What the exercise asks
Without the pictures, please reproduce only the lines from the one with "What matplotlib code" through the one with "plt.rcParams['font.family'] = ['Liberation", both included.

Entries
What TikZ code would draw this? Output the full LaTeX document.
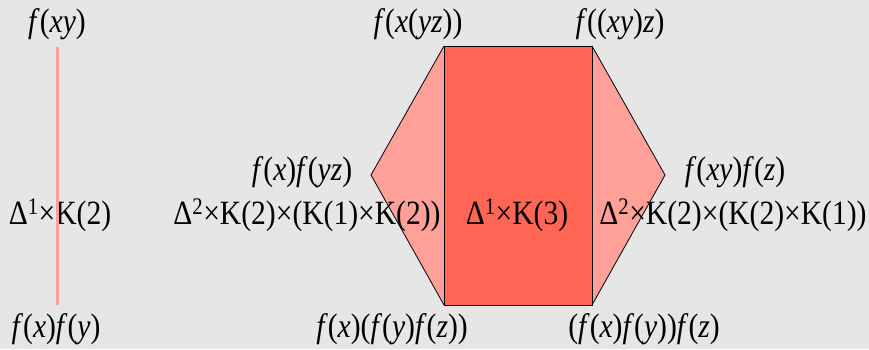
\documentclass[tikz,border=0pt]{standalone}
\usepackage{fontspec}
\setmainfont{Liberation Serif}[FakeStretch=0.87]
\definecolor{bggray}{HTML}{E6E6E6}
\definecolor{deep}{HTML}{FF6655}
\definecolor{pale}{HTML}{FFA199}
\begin{document}
\begin{tikzpicture}[x=1pt, y=-1pt,
  lbl/.style={anchor=base, inner sep=0pt, font=\fontsize{34}{40}\selectfont},
  edge/.style={draw=black, line width=0.8pt, line join=miter},
  seg/.style={draw=pale, line width=3pt}]

\fill[bggray] (0,0) rectangle (869,349);
\useasboundingbox (0,0) rectangle (869,349);

% ---- the segment ------------------------------------------------------------------
\coordinate (s1) at (57,47);
\coordinate (s2) at (57,305);

% ---- the hexagon ------------------------------------------------------------------
\coordinate (a) at (444,46);
\coordinate (b) at (592,46);
\coordinate (c) at (665,175);
\coordinate (d) at (592,305);
\coordinate (e) at (444,305);
\coordinate (g) at (371,175);

\fill[pale] (a) -- (g) -- (e) -- cycle;
\fill[pale] (b) -- (c) -- (d) -- cycle;
\fill[deep] (a) -- (b) -- (d) -- (e) -- cycle;

% ---- labels -----------------------------------------------------------------------
\node[lbl] (fxy)   at (57,32)  {\textit{f}(\textit{xy})};
\node[lbl] (k2)    at (60,224) {Δ\textsuperscript{1}×K(2)};
\node[lbl] (fxfy)  at (56,337) {\textit{f}(\textit{x})\textit{f}(\textit{y})};

\node[lbl] (fxyz1) at (418,32)  {\textit{f}(\textit{x}(\textit{yz}))};
\node[lbl] (fxyz2) at (620,32)  {\textit{f}((\textit{xy})\textit{z})};
\node[lbl] (fxfyz) at (302,180) {\textit{f}(\textit{x})\textit{f}(\textit{yz})};
\node[lbl] (fxyfz) at (735,180) {\textit{f}(\textit{xy})\textit{f}(\textit{z})};
\node[lbl] (kl)    at (307,224) {Δ\textsuperscript{2}×K(2)×(K(1)×K(2))};
\node[lbl] (k3)    at (517,224) {Δ\textsuperscript{1}×K(3)};
\node[lbl] (kr)    at (733,224) {Δ\textsuperscript{2}×K(2)×(K(2)×K(1))};
\node[lbl] (fl)    at (392,337) {\textit{f}(\textit{x})(\textit{f}(\textit{y})\textit{f}(\textit{z}))};
\node[lbl] (fr)    at (644,337) {(\textit{f}(\textit{x})\textit{f}(\textit{y}))\textit{f}(\textit{z})};

\draw[edge] (a) -- (g) -- (e);
\draw[edge] (a) -- (b) -- (d) -- (e) -- cycle;
\draw[edge] (b) -- (c) -- (d);
\draw[seg] (s1) -- (s2);

\end{tikzpicture}
\end{document}
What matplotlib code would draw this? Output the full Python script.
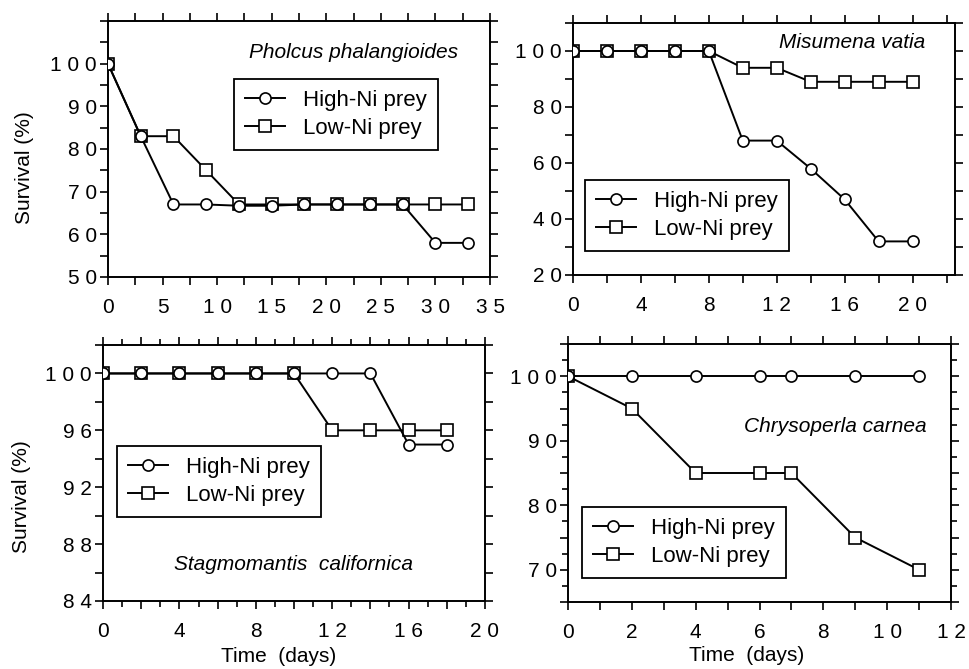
import matplotlib
matplotlib.use("Agg")
import matplotlib.pyplot as plt
from matplotlib.ticker import MultipleLocator, FuncFormatter

plt.rcParams['font.family'] = ['Liberation Sans', 'DejaVu Sans']

# Pholcus phalangioides
pholcus_days = [0, 3, 6, 9, 12, 15, 18, 21, 24, 27, 30, 33]
pholcus_high = [100, 83, 67, 67, 66.7, 66.7, 67, 67, 67, 67, 58, 58]
pholcus_low = [100, 83, 83, 75, 67, 67, 67, 67, 67, 67, 67, 67]

# Misumena vatia
misumena_days = [0, 2, 4, 6, 8, 10, 12, 14, 16, 18, 20]
misumena_high = [100, 100, 100, 100, 100, 68, 68, 58, 47, 32, 32]
misumena_low = [100, 100, 100, 100, 100, 94, 94, 89, 89, 89, 89]

# Stagmomantis californica
stagmo_days = [0, 2, 4, 6, 8, 10, 12, 14, 16, 18]
stagmo_high = [100, 100, 100, 100, 100, 100, 100, 100, 95, 95]
stagmo_low = [100, 100, 100, 100, 100, 100, 96, 96, 96, 96]

# Chrysoperla carnea
chryso_days = [0, 2, 4, 6, 7, 9, 11]
chryso_high = [100, 100, 100, 100, 100, 100, 100]
chryso_low = [100, 95, 85, 85, 85, 75, 70]

W, H = 969, 669
fig = plt.figure(figsize=(W / 100, H / 100), dpi=100)
FS = 15


def px_axes(left, top, right, bottom):
    return fig.add_axes([left / W, 1 - bottom / H, (right - left) / W, (bottom - top) / H])


def label_every(step, vmax):
    def fmt(v, pos):
        if v > vmax + 1e-6:
            return ""
        if abs(v / step - round(v / step)) < 1e-6:
            return " ".join(f"{v:g}")
        return ""
    return FuncFormatter(fmt)


def panel(ax, days, high, low, xlim, ylim, xmaj, xmin, xlab, ymaj, ymin, ylab, ymax_lab,
          name, name_xy, name_ha, leg_xy):
    ax.plot(days, low, '-s', color='black', lw=1.4, ms=8, mfc='white',
            mec='black', mew=1.2, label='Low-Ni prey', zorder=3)
    ax.plot(days, high, '-o', color='black', lw=1.4, ms=8, mfc='white',
            mec='black', mew=1.2, label='High-Ni prey', zorder=4)
    ax.set_xlim(*xlim)
    ax.set_ylim(*ylim)
    ax.xaxis.set_major_locator(MultipleLocator(xmaj))
    ax.xaxis.set_minor_locator(MultipleLocator(xmin))
    ax.xaxis.set_major_formatter(label_every(xlab, xlim[1]))
    ax.yaxis.set_major_locator(MultipleLocator(ymaj))
    ax.yaxis.set_minor_locator(MultipleLocator(ymin))
    ax.yaxis.set_major_formatter(label_every(ylab, ymax_lab))
    ax.tick_params(which='both', direction='out', top=True, right=True,
                   width=1.2, labelsize=FS)
    ax.tick_params(which='major', length=6)
    ax.tick_params(which='minor', length=4)
    ax.tick_params(axis='x', pad=9)
    ax.tick_params(axis='y', pad=2)
    for s in ax.spines.values():
        s.set_linewidth(1.4)
    ax.text(name_xy[0] / W, 1 - name_xy[1] / H, name, transform=fig.transFigure,
            style='italic', fontsize=FS, ha=name_ha, va='center')
    h, l = ax.get_legend_handles_labels()
    leg = ax.legend(h[::-1], l[::-1], loc='upper left',
                    bbox_to_anchor=(leg_xy[0] / W, 1 - leg_xy[1] / H),
                    bbox_transform=fig.transFigure, fontsize=16, fancybox=False,
                    edgecolor='black', framealpha=1, handlelength=1.8,
                    handletextpad=0.8, borderpad=0.5, labelspacing=0.3,
                    borderaxespad=0)
    leg.get_frame().set_linewidth(1.3)


ax1 = px_axes(108, 21, 490, 277)
panel(ax1, pholcus_days, pholcus_high, pholcus_low, (0, 35), (50, 110),
      2.5, 2.5, 5, 5, 5, 10, 100, 'Pholcus phalangioides', (458, 52), 'right', (234, 79))
ax1.set_ylabel('Survival (%)', fontsize=FS)
ax1.yaxis.set_label_coords(-0.194, 0.426)

ax2 = px_axes(573, 23, 955, 275)
panel(ax2, misumena_days, misumena_high, misumena_low, (0, 22.5), (20, 110),
      2, 2, 4, 10, 10, 20, 100, 'Misumena vatia', (925, 43), 'right', (585, 180))

ax3 = px_axes(103, 345, 485, 601)
panel(ax3, stagmo_days, stagmo_high, stagmo_low, (0, 20), (84, 102),
      2, 1, 4, 2, 2, 4, 100, 'Stagmomantis  californica', (293, 565), 'center', (117, 446))
ax3.set_ylabel('Survival (%)', fontsize=FS)
ax3.yaxis.set_label_coords(-0.188, 0.406)
ax3.set_xlabel('Time  (days)', fontsize=FS)
ax3.xaxis.set_label_coords(0.46, -0.18)

ax4 = px_axes(568, 344, 951, 602)
panel(ax4, chryso_days, chryso_high, chryso_low, (0, 12), (65, 105),
      1, 1, 2, 5, 2.5, 10, 100, 'Chrysoperla carnea', (927, 426), 'right', (582, 507))
ax4.set_xlabel('Time  (days)', fontsize=FS)
ax4.xaxis.set_label_coords(0.467, -0.17)

fig.savefig('out.png', dpi=100)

Final result
What matplotlib code would draw this? Output the full Python script.
import matplotlib
matplotlib.use("Agg")
import matplotlib.pyplot as plt
from matplotlib.ticker import MultipleLocator, FuncFormatter

plt.rcParams['font.family'] = ['Liberation Sans', 'DejaVu Sans']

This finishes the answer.